- [Job]:
Search the listing below for "this". Copy each matching line.

- [Given information]:
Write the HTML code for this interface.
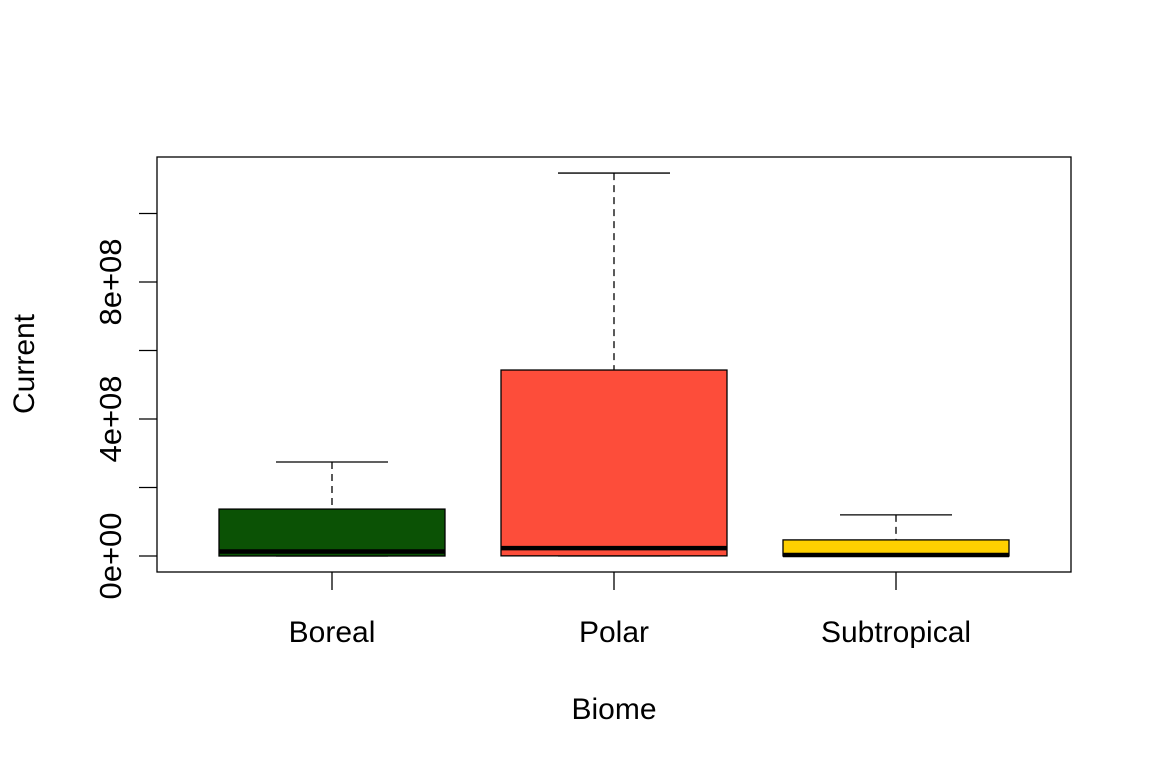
<!DOCTYPE html>
<html><head><style>body{margin:0;background:#fff}svg{display:block}</style></head>
<body>
<svg id="c" width="1152" height="768" xmlns="http://www.w3.org/2000/svg" font-family="Liberation Sans, sans-serif">
<rect x="157" y="157" width="914" height="415" fill="none" stroke="#000" stroke-width="1.3"/>
<g id="g"></g>
<text x="614" y="719" font-size="30" text-anchor="middle">Biome</text>
<text transform="translate(34,364) rotate(-90)" font-size="30" text-anchor="middle">Current</text>
</svg>
<script>
const categories=["Boreal","Polar","Subtropical"];
const colors=["#0b5205","#fd4d3a","#ffd000"];
const mins=[0,0,0];
const q1s=[0,0.004e8,0];
const medians=[0.13e8,0.23e8,0.03e8];
const q3s=[1.37e8,5.43e8,0.47e8];
const maxs=[2.745e8,11.18e8,1.2e8];
const yTicks=[0,2e8,4e8,6e8,8e8,10e8];
const yLabels=["0e+00","","4e+08","","8e+08",""];
const y=v=>556-v/2e8*68.5;
const x=i=>332+i*282;
const g=document.getElementById('g');
const NS="http://www.w3.org/2000/svg";
function mk(t,a,p){const e=document.createElementNS(NS,t);for(const k in a)e.setAttribute(k,a[k]);(p||g).appendChild(e);return e;}
yTicks.forEach((v,i)=>{
 const t=mk('line',{x1:139,x2:157,y1:y(v),y2:y(v),stroke:'#000','stroke-width':1.3});
 
 
 if(yLabels[i]){const l=mk('text',{transform:`translate(121,${y(v)}) rotate(-90)`,'font-size':31,'text-anchor':'middle'});l.textContent=yLabels[i];
 
 }
});
categories.forEach((c,i)=>{
 const cx=x(i),hw=113,cw=56;
 const t=mk('line',{x1:cx,x2:cx,y1:572,y2:590,stroke:'#000','stroke-width':1.3});
 
 
 const l=mk('text',{x:cx,y:642,'font-size':30,'text-anchor':'middle'});l.textContent=c;
 
 
 const w=mk('line',{x1:cx,x2:cx,y1:y(maxs[i]),y2:y(q3s[i]),stroke:'#000','stroke-width':1.3,'stroke-dasharray':'7,5'});
 
 
 const cap=mk('line',{x1:cx-cw,x2:cx+cw,y1:y(maxs[i]),y2:y(maxs[i]),stroke:'#000','stroke-width':1.3});
 
 
 const cap2=mk('line',{x1:cx-cw,x2:cx+cw,y1:y(mins[i]),y2:y(mins[i]),stroke:'#000','stroke-width':1.3});
 
 
 const b=mk('rect',{x:cx-hw,y:y(q3s[i]),width:2*hw,height:Math.max(y(q1s[i])-y(q3s[i]),1),fill:colors[i],stroke:'#000','stroke-width':1.3});
 
 
 const m=mk('line',{x1:cx-hw,x2:cx+hw,y1:y(medians[i]),y2:y(medians[i]),stroke:'#000','stroke-width':4.5});
 
 
});
</script>
</body></html>
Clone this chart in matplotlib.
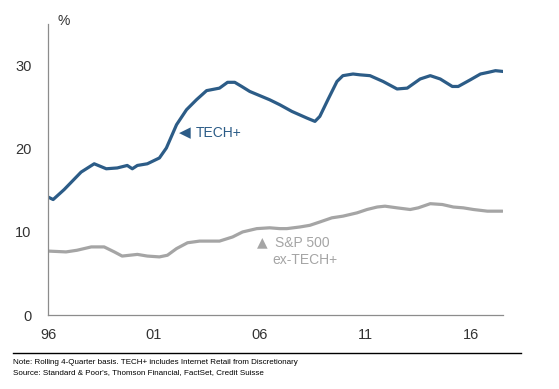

- [Task response]:
Write the HTML code for this interface.
Clone this chart in matplotlib.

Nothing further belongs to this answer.